Although RVI is disabled by default for virtual machines running 32-bit guest operating systems, enabling it for certain 32-bit operating systems may achieve performance benefits similar to those achieved for 64-bit operating systems. These 32-bit operating systems include Windows 2003 SP2, Windows Vista, and Linux.

When RVI is enabled for a virtual machine we recommend you also, when possible, configure that virtual machine’s guest operating system and applications to make use of large memory pages.”
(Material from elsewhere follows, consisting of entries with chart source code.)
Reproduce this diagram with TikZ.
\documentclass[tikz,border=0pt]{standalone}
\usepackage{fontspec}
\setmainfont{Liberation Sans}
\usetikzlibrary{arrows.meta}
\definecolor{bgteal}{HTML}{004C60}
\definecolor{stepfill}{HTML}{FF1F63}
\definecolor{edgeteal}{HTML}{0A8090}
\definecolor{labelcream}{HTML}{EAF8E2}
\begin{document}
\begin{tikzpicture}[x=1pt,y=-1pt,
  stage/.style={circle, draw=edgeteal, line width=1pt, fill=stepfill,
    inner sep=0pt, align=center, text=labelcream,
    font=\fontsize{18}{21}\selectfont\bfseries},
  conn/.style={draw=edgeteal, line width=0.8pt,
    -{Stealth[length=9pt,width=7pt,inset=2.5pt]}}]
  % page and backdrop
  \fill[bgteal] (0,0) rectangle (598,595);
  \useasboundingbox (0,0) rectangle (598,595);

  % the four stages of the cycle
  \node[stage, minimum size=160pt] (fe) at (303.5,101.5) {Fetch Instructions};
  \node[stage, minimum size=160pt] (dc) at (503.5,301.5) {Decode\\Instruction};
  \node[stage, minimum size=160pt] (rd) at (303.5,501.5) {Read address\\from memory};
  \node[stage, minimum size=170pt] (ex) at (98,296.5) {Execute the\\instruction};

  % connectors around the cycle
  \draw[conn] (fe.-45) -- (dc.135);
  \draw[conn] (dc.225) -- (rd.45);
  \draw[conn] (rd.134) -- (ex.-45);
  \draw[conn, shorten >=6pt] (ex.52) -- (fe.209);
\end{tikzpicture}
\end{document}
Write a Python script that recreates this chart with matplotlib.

The 32-bit + RVI confusion is depened by the chart on page 9 of DeGelas’ article with indicates “SVM + RVI” for 32-bit hosts. While he goes into great detail about “disabling” RVI for 64-bit tests to show the value of RVI acceleration in the 64-bit workloads there is no mention of steps taken to enable RVI for 32-bit workloads.

The oversight does not invalidate the results of the test, it simply makes them more difficult to interpret. Additionally, it does bring into question some issues of process and how thoroughly that process was reviewed. Still, public benchmarks move the technology in a good direction and underscores a need to develope additional benchmarking of virtual workloads in addition to VMmark.

Enabling RVI for 32-bit Workloads in ESX 3.5

Using the VI Client:

1. Select the virtual machine to be configured,
2. Edit virtual machine settings,
   1. Click the Options tab,
   2. Select Virtualized MMU from the “Settings” column,
      1. Select the desired radio button:
         • Enable RVI – Select “Force use of these features where available”,
         • Disable RVI – Select “Forbid use of these features”, and
         • Default – “Allow the host to determine automatically”